Lots of stories and podcasts and conversations now feel like the most important chore of our lives. Expand your viewpoints, they say. Try to understand all the angles. Put in considerable effort to protest or make a difference somehow. Protect each other, especially those in the most need of it. All of it is deliberate, active, pointed at the current. It’s tunnel-visioned, which is a good and important tactic for the times. But in fighting that trend, “Man of the People” is kind. Gentle, even. It refuses to rub our noses in the reality, and it’s a welcome respite from the incessant — albeit very necessary — noise of the last few months and the next four years.

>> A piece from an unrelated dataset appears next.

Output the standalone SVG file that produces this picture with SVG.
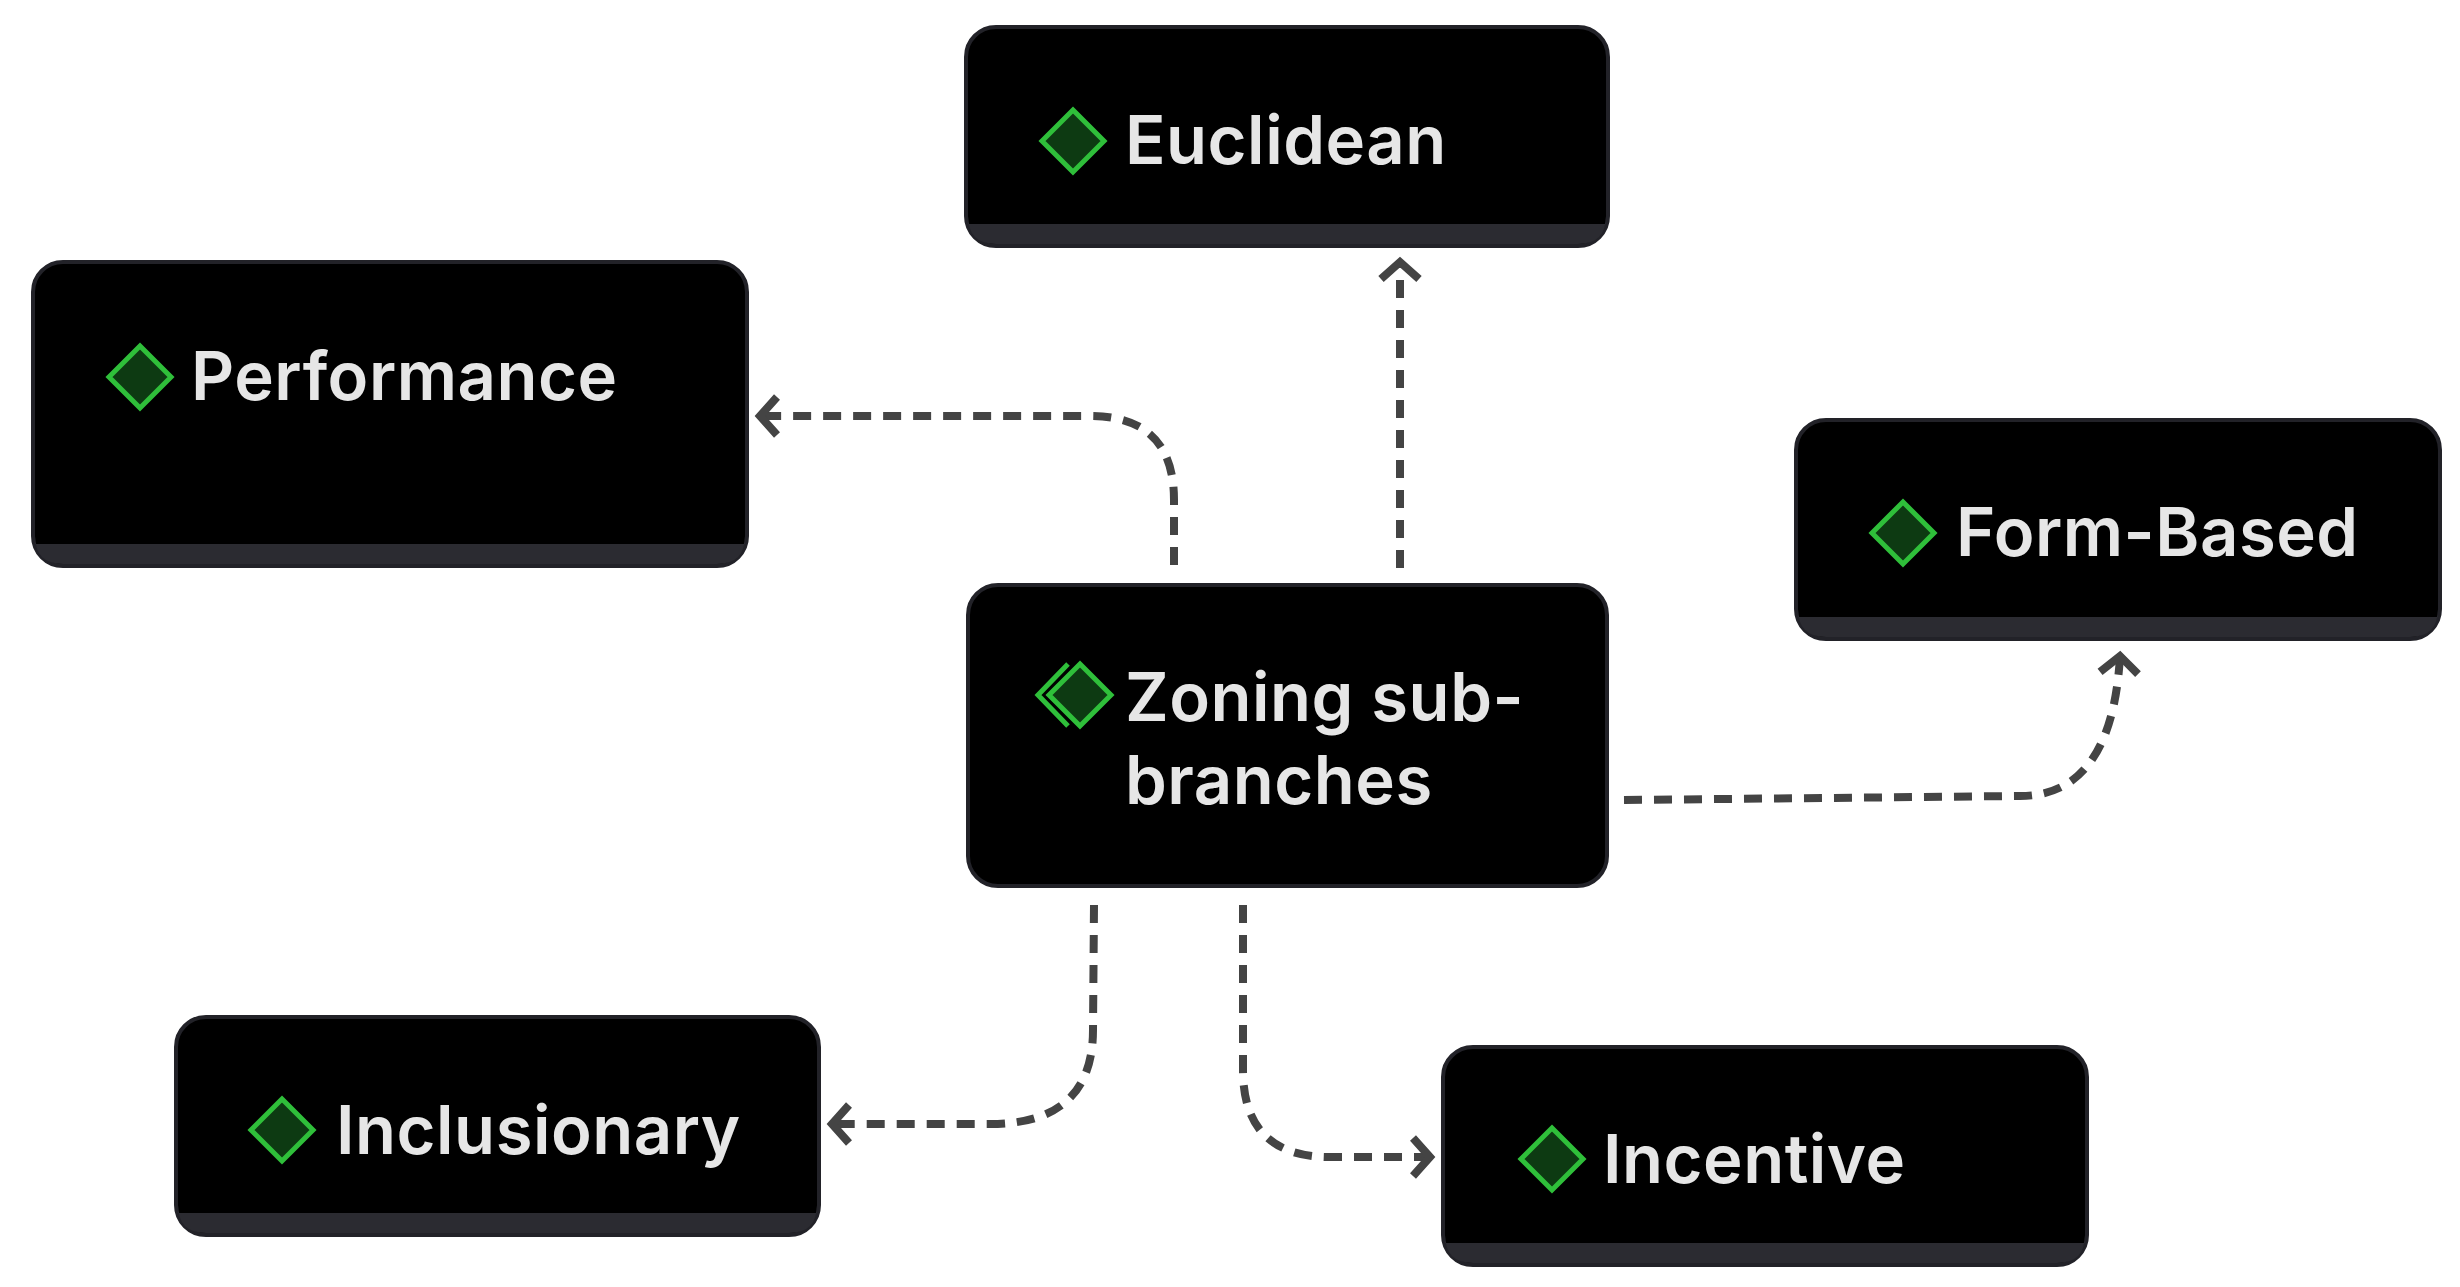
<svg xmlns="http://www.w3.org/2000/svg" width="2460" height="1287" viewBox="0 0 2460 1287">
<style>
.box{fill:#000;stroke:#222228;stroke-width:4}
.band{fill:#2b2b31}
.lbl{font-family:"Inter","Liberation Sans",sans-serif;font-size:67px;font-weight:600;fill:#e6e6e6;letter-spacing:0.5px}
.ic{fill:#0d3a12;stroke:#2fbf3a;stroke-width:5}
.ed{fill:none;stroke:#444;stroke-width:8;stroke-dasharray:18 12}
</style>
<defs>
<marker id="ah" markerUnits="userSpaceOnUse" markerWidth="50" markerHeight="50" viewBox="-25 -25 50 50" refX="0" refY="0" orient="auto">
<path d="M-17,-19 L0,0 L-17,19" fill="none" stroke="#444" stroke-width="8"/>
</marker>
</defs>
<rect width="2460" height="1287" fill="#fff"/>
<g id="connectors">
<path class="ed" d="M1400,568 L1400,262" marker-end="url(#ah)"/>
<path class="ed" d="M1174,565 L1174,500 Q1174,416 1090,416 L760,416" marker-end="url(#ah)"/>
<path class="ed" d="M1624,800 L2020,796 Q2112,796 2120,656" marker-end="url(#ah)"/>
<path class="ed" d="M1094,905 L1093,1030 Q1093,1124 990,1124 L832,1124" marker-end="url(#ah)"/>
<path class="ed" d="M1243,905 L1243,1070 Q1243,1157 1330,1157 L1430,1157" marker-end="url(#ah)"/>
</g>
<g id="euclidean">
<rect class="box" x="966" y="27" width="642" height="219" rx="30"/>
<path class="band" d="M968,224 H1606 V216 Q1606,244 1578,244 H996 Q968,244 968,216 Z"/>
<path class="ic" d="M1073,110 L1104,141 L1073,172 L1042,141 Z"/>
<text class="lbl" x="1125" y="164">Euclidean</text>
</g>
<g id="performance">
<rect class="box" x="33" y="262" width="714" height="304" rx="30"/>
<path class="band" d="M35,544 H745 V536 Q745,564 717,564 H63 Q35,564 35,536 Z"/>
<path class="ic" d="M140,346 L171,377 L140,408 L109,377 Z"/>
<text class="lbl" x="191" y="400">Performance</text>
</g>
<g id="formbased">
<rect class="box" x="1796" y="420" width="644" height="219" rx="30"/>
<path class="band" d="M1798,617 H2438 V609 Q2438,637 2410,637 H1826 Q1798,637 1798,609 Z"/>
<path class="ic" d="M1903,502 L1934,533 L1903,564 L1872,533 Z"/>
<text class="lbl" x="1956" y="556">Form-Based</text>
</g>
<g id="center">
<rect class="box" x="968" y="585" width="639" height="301" rx="30"/>
<path d="M1068,664 L1038,695 L1068,726" fill="none" stroke="#2fbf3a" stroke-width="5"/>
<path class="ic" d="M1080,664 L1111,695 L1080,726 L1049,695 Z"/>
<text class="lbl" x="1125" y="721">Zoning sub-</text>
<text class="lbl" x="1125" y="804">branches</text>
</g>
<g id="inclusionary">
<rect class="box" x="176" y="1017" width="643" height="218" rx="30"/>
<path class="band" d="M178,1213 H817 V1205 Q817,1233 789,1233 H206 Q178,1233 178,1205 Z"/>
<path class="ic" d="M282,1099 L313,1130 L282,1161 L251,1130 Z"/>
<text class="lbl" x="336" y="1154">Inclusionary</text>
</g>
<g id="incentive">
<rect class="box" x="1443" y="1047" width="644" height="218" rx="30"/>
<path class="band" d="M1445,1243 H2085 V1235 Q2085,1263 2057,1263 H1473 Q1445,1263 1445,1235 Z"/>
<path class="ic" d="M1552,1128 L1583,1159 L1552,1190 L1521,1159 Z"/>
<text class="lbl" x="1603" y="1183">Incentive</text>
</g>
</svg>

- The next newsletter is probably going to be about the state of sports podcasts and the talk-show format, so it’s a nice surprise that Bill Simmons has returned to the world of relevant podcasters. Some of his most recent shows — with comedians Seth Meyers and Bill Burr, NYT supercritic and podcaster Wesley Morris, Warriors coach Steve Kerr and forward Kevin Durant, and the writers of the Showtime show Billions — have reminded me how much I enjoy his conversations and his connections to land such big guests. I’ll run through this more next time, but although The Ringer as a network is still finding its place, it’s nice to see its flagship show return to form.
- The Heart’s new mini-season is about feminine men, and it is so wonderful.
- The guys from Keepin’ it 1600 have spun off and started Pod Save The World, which featured the last interview of President Barack Obama while he was still in office. Obama also joined David Axelrod on the Axe Files. Both conversations are soothing, insightful, intelligent, and act as good therapy for our current times.
- I adored “Rose of Long Island” by The Memory Palace. Nate Dimeo’s stories remain some of the most beautifully written, beautifully spoken podcast episodes out there right now.
Ok, that’s it for now. Keep your chins up. Drink your coffee. Listen to your stories. Keep at it.